YOUR OBJECTIVE
Below are entries. Reproduce exactly the lines between the line holding "Generate a LaTeX" and the line holding "(0,0) rectangle (865,968);", inclusive, and only those.

ITEMS
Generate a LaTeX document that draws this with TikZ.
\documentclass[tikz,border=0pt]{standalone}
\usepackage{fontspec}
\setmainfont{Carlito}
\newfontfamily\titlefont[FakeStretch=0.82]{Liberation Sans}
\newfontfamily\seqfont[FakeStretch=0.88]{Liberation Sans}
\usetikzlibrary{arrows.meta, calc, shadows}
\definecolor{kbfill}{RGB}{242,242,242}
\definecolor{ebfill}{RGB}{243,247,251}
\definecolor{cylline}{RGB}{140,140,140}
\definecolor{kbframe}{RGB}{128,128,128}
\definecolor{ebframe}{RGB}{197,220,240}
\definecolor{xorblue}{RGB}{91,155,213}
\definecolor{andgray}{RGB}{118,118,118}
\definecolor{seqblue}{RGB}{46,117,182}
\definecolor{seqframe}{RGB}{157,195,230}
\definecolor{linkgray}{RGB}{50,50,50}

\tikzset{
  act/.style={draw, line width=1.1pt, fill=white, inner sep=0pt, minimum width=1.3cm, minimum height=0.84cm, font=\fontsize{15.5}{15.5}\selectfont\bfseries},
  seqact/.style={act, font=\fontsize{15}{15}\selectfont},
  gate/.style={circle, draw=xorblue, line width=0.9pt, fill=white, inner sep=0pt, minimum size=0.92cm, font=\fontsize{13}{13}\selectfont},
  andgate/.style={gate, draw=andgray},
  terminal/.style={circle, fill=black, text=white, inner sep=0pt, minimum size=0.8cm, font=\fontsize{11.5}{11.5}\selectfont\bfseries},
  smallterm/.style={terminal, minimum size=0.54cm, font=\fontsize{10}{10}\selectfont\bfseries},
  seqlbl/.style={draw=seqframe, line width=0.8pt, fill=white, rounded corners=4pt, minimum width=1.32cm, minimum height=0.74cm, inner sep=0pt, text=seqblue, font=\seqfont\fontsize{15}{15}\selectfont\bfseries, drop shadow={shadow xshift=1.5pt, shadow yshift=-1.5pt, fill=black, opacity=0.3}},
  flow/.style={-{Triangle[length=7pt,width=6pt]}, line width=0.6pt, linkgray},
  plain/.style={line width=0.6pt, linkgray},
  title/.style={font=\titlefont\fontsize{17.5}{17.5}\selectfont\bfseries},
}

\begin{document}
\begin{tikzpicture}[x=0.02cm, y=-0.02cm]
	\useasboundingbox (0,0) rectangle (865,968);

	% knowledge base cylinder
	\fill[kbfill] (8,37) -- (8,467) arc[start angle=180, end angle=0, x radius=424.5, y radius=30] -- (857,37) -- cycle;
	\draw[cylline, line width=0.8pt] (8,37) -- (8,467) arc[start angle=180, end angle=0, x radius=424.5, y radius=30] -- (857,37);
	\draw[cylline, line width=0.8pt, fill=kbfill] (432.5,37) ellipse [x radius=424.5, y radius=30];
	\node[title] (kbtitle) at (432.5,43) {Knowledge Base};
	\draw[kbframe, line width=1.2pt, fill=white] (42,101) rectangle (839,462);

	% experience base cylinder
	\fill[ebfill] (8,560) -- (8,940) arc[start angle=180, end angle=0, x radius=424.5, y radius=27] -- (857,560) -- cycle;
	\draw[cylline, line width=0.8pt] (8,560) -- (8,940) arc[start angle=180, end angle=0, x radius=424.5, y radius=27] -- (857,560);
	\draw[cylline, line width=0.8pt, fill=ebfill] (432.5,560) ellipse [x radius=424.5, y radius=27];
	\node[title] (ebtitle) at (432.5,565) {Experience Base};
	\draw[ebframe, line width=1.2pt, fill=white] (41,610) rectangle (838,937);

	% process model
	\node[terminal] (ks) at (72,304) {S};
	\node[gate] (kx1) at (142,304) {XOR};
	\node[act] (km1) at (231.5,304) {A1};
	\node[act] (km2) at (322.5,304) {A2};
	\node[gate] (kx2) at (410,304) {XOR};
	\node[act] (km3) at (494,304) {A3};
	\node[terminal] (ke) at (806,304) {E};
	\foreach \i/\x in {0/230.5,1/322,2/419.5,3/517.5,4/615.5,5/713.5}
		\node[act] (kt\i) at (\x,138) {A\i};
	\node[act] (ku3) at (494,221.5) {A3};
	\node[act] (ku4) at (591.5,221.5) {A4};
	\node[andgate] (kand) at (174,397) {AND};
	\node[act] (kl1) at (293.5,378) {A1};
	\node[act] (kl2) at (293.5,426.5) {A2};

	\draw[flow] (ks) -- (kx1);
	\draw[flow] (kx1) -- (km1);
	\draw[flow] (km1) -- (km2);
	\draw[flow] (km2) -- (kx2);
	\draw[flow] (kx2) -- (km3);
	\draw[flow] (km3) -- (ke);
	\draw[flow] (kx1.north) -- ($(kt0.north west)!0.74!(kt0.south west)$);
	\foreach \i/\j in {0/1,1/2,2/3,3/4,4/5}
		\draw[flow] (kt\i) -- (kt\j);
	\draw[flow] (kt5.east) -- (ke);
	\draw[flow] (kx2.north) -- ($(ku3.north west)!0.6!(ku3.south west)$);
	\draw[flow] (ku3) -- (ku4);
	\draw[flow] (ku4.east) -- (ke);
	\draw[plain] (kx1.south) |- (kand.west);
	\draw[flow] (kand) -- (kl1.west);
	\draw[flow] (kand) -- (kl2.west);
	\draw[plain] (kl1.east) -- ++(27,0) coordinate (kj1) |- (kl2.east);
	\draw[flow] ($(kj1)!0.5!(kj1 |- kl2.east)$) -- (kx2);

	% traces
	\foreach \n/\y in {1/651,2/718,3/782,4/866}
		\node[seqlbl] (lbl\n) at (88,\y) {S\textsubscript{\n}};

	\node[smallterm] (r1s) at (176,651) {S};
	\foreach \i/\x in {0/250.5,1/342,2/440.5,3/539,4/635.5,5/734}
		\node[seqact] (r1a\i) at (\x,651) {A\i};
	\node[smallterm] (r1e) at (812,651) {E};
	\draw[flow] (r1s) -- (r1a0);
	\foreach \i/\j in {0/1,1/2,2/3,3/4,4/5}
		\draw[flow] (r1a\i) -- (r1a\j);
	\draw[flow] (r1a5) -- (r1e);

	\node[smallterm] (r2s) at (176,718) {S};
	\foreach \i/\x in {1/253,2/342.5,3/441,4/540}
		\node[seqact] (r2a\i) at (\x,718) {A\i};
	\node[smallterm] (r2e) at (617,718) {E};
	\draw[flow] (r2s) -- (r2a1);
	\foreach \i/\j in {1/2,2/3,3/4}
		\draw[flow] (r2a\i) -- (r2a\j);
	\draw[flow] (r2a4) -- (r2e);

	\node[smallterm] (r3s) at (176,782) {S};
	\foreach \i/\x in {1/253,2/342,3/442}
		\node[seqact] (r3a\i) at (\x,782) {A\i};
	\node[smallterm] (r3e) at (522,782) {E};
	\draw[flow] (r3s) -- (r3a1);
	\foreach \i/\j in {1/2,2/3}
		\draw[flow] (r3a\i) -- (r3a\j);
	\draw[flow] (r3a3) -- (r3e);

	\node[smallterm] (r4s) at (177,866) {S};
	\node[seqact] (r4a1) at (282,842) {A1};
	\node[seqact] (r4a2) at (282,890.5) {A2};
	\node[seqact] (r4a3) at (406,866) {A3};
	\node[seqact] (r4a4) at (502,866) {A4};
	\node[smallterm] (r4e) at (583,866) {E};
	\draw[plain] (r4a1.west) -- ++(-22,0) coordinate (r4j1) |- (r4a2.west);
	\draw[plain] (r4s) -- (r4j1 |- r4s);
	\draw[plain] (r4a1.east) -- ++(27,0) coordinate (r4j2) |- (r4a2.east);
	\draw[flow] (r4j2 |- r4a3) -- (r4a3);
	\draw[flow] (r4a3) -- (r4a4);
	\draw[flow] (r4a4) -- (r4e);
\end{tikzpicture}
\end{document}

* * *

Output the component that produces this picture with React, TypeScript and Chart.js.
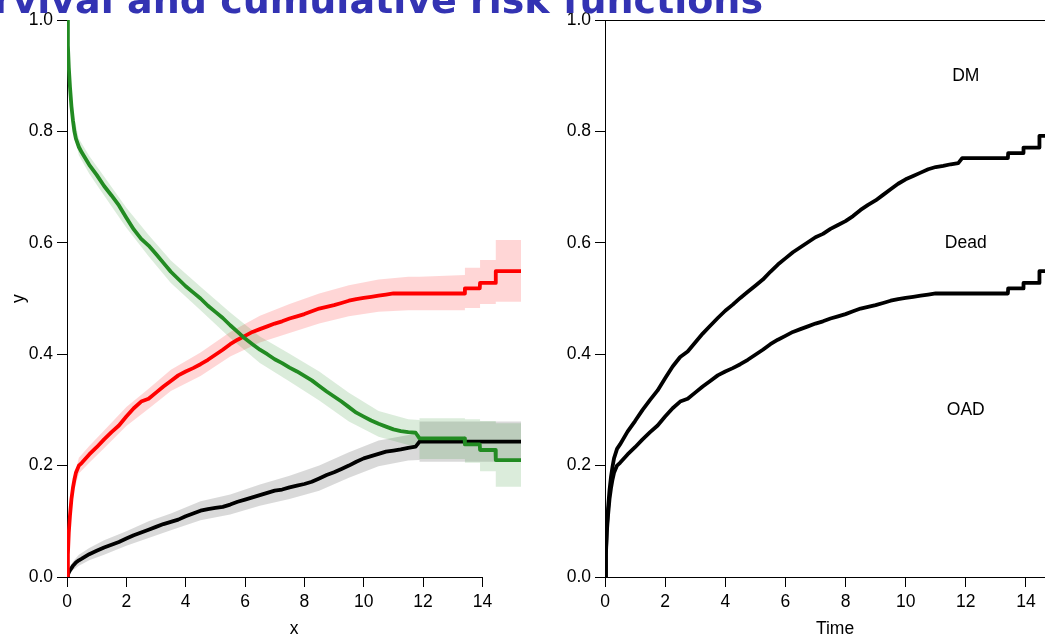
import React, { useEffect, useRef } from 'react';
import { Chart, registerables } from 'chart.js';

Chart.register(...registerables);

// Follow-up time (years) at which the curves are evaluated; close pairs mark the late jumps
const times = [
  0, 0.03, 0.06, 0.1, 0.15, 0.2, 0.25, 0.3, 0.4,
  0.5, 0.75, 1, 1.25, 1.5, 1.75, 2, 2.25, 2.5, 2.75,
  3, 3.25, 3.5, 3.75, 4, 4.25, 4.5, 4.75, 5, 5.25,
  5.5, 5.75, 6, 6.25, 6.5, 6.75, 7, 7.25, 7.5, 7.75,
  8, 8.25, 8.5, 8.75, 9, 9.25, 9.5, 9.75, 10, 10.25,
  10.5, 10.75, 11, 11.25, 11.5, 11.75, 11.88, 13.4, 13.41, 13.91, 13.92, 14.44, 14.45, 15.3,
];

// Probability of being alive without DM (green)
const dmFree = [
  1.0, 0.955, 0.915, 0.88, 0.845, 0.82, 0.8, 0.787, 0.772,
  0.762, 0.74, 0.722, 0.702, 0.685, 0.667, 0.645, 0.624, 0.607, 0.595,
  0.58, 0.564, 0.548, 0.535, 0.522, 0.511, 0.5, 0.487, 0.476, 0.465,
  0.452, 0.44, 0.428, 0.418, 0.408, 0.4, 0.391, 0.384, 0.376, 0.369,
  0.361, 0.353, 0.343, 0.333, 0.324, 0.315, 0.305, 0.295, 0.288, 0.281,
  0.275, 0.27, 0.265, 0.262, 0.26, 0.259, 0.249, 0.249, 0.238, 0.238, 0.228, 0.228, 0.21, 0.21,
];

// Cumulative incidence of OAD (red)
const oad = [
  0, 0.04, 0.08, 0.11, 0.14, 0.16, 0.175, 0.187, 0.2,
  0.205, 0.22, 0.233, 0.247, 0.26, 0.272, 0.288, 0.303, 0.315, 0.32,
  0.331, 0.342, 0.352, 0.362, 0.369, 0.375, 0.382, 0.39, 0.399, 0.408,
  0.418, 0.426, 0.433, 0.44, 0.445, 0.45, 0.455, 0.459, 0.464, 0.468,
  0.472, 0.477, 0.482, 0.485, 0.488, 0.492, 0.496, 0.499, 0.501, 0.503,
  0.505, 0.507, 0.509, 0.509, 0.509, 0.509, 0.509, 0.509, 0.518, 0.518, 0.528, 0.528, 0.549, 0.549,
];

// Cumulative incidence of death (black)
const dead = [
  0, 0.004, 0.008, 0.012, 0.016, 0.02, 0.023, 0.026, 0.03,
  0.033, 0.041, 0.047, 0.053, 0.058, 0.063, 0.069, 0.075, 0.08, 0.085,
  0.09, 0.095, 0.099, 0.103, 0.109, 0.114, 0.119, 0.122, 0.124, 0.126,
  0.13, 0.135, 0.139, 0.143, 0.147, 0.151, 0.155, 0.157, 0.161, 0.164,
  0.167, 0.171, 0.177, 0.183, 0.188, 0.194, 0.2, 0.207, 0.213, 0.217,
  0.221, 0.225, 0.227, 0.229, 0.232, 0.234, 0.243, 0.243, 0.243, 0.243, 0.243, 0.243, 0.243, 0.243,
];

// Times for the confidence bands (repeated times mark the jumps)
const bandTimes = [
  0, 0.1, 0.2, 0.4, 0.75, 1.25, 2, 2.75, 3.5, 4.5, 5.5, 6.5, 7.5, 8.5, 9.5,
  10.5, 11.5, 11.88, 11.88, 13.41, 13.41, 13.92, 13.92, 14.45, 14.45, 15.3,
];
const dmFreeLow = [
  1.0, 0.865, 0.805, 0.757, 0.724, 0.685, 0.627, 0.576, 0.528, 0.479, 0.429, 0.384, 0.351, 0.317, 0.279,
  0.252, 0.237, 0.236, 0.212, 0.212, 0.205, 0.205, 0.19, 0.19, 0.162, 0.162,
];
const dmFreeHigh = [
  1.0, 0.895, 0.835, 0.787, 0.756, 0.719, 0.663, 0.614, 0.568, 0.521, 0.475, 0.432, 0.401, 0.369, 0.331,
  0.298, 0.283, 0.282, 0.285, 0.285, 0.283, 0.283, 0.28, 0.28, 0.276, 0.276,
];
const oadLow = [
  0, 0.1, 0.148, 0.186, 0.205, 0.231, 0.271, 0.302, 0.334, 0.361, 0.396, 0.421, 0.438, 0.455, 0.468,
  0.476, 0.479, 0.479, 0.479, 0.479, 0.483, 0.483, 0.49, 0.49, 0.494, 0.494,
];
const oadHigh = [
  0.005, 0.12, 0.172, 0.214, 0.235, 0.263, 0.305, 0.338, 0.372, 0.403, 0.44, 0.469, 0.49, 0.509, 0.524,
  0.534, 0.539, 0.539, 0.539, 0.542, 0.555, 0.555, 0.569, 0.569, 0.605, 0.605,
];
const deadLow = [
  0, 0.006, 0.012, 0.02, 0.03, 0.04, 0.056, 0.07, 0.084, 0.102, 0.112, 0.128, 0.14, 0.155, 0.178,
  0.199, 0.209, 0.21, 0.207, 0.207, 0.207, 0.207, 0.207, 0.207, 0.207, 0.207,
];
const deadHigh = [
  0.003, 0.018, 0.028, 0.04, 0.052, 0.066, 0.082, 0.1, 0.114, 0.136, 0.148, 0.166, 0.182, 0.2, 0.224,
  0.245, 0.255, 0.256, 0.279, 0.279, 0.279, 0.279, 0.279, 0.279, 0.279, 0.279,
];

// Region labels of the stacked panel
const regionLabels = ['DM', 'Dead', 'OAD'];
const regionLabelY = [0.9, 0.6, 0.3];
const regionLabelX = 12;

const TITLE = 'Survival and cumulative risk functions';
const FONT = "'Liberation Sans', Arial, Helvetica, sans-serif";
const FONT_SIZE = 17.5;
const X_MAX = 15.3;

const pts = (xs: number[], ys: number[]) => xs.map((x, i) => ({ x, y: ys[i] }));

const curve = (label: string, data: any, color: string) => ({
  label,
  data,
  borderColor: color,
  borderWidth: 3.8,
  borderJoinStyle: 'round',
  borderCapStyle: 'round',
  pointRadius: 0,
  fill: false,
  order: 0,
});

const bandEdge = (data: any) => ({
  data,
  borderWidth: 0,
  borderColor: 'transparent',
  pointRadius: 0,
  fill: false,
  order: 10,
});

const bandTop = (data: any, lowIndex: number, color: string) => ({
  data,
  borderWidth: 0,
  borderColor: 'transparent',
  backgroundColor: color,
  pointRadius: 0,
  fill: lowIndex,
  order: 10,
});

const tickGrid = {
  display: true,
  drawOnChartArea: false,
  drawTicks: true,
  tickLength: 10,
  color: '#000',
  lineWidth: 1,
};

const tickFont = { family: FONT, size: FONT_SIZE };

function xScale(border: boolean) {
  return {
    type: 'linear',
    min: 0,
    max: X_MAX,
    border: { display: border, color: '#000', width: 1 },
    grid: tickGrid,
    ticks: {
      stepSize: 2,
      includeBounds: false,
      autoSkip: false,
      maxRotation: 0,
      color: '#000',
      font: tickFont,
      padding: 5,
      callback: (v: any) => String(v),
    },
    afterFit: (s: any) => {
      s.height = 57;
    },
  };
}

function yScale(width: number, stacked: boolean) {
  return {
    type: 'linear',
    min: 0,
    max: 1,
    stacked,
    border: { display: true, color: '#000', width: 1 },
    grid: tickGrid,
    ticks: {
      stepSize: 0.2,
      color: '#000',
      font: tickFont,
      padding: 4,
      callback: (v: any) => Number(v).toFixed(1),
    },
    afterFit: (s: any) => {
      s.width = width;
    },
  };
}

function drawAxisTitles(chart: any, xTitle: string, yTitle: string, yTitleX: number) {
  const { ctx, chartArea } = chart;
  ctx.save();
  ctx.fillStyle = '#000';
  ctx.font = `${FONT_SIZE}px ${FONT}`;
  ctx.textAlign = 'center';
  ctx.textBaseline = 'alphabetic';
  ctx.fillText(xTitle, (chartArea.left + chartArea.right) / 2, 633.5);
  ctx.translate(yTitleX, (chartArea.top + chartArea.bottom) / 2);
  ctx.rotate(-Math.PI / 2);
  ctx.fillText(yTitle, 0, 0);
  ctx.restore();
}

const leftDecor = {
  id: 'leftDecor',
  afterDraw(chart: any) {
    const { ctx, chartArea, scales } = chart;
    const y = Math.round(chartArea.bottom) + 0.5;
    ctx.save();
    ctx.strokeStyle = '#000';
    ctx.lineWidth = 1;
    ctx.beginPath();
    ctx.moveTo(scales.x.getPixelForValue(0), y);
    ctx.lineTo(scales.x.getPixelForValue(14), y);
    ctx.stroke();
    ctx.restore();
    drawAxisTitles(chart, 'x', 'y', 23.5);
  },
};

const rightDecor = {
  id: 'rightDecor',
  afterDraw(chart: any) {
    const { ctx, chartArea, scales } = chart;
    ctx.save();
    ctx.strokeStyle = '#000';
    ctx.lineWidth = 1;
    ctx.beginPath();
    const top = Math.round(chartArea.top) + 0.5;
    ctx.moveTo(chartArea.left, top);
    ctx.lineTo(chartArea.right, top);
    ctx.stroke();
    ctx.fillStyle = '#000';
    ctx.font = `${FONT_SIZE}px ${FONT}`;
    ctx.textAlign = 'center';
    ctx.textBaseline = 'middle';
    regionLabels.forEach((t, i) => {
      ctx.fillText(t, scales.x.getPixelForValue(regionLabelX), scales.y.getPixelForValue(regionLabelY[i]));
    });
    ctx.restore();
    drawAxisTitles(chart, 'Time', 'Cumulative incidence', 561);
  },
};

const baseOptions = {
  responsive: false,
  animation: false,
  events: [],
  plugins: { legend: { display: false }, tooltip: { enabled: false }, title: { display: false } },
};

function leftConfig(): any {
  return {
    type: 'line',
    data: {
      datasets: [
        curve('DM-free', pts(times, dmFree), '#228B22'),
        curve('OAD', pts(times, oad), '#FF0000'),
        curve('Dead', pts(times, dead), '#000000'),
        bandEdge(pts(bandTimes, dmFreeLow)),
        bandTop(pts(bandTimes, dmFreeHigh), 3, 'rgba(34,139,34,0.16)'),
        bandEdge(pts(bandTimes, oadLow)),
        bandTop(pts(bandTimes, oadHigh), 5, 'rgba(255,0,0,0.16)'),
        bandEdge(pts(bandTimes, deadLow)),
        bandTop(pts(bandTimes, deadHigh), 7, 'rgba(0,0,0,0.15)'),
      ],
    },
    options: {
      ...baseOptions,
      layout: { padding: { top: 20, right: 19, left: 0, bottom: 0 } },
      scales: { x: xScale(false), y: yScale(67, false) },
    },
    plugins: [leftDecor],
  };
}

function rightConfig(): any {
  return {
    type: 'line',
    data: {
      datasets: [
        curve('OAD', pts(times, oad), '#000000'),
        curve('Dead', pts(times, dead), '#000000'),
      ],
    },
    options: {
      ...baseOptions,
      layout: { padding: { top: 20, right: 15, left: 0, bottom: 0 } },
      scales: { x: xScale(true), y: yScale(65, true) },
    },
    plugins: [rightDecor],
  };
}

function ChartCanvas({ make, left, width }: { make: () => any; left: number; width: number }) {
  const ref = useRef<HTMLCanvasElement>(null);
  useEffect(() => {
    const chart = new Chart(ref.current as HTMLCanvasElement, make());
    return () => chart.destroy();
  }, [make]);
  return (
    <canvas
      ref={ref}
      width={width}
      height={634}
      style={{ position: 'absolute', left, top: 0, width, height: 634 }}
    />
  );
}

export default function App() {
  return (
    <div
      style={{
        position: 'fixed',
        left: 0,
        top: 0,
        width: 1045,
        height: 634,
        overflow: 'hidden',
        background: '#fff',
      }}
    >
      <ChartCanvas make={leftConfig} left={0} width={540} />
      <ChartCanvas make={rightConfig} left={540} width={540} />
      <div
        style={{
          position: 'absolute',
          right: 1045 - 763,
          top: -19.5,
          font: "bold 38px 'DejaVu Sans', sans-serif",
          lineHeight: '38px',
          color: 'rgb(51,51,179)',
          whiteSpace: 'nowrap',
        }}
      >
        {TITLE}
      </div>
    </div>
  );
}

WRITTEN RESPONSE
Generate a LaTeX document that draws this with TikZ.
\documentclass[tikz,border=0pt]{standalone}
\usepackage{fontspec}
\setmainfont{Carlito}
\newfontfamily\titlefont[FakeStretch=0.82]{Liberation Sans}
\newfontfamily\seqfont[FakeStretch=0.88]{Liberation Sans}
\usetikzlibrary{arrows.meta, calc, shadows}
\definecolor{kbfill}{RGB}{242,242,242}
\definecolor{ebfill}{RGB}{243,247,251}
\definecolor{cylline}{RGB}{140,140,140}
\definecolor{kbframe}{RGB}{128,128,128}
\definecolor{ebframe}{RGB}{197,220,240}
\definecolor{xorblue}{RGB}{91,155,213}
\definecolor{andgray}{RGB}{118,118,118}
\definecolor{seqblue}{RGB}{46,117,182}
\definecolor{seqframe}{RGB}{157,195,230}
\definecolor{linkgray}{RGB}{50,50,50}

\tikzset{
  act/.style={draw, line width=1.1pt, fill=white, inner sep=0pt, minimum width=1.3cm, minimum height=0.84cm, font=\fontsize{15.5}{15.5}\selectfont\bfseries},
  seqact/.style={act, font=\fontsize{15}{15}\selectfont},
  gate/.style={circle, draw=xorblue, line width=0.9pt, fill=white, inner sep=0pt, minimum size=0.92cm, font=\fontsize{13}{13}\selectfont},
  andgate/.style={gate, draw=andgray},
  terminal/.style={circle, fill=black, text=white, inner sep=0pt, minimum size=0.8cm, font=\fontsize{11.5}{11.5}\selectfont\bfseries},
  smallterm/.style={terminal, minimum size=0.54cm, font=\fontsize{10}{10}\selectfont\bfseries},
  seqlbl/.style={draw=seqframe, line width=0.8pt, fill=white, rounded corners=4pt, minimum width=1.32cm, minimum height=0.74cm, inner sep=0pt, text=seqblue, font=\seqfont\fontsize{15}{15}\selectfont\bfseries, drop shadow={shadow xshift=1.5pt, shadow yshift=-1.5pt, fill=black, opacity=0.3}},
  flow/.style={-{Triangle[length=7pt,width=6pt]}, line width=0.6pt, linkgray},
  plain/.style={line width=0.6pt, linkgray},
  title/.style={font=\titlefont\fontsize{17.5}{17.5}\selectfont\bfseries},
}

\begin{document}
\begin{tikzpicture}[x=0.02cm, y=-0.02cm]
	\useasboundingbox (0,0) rectangle (865,968);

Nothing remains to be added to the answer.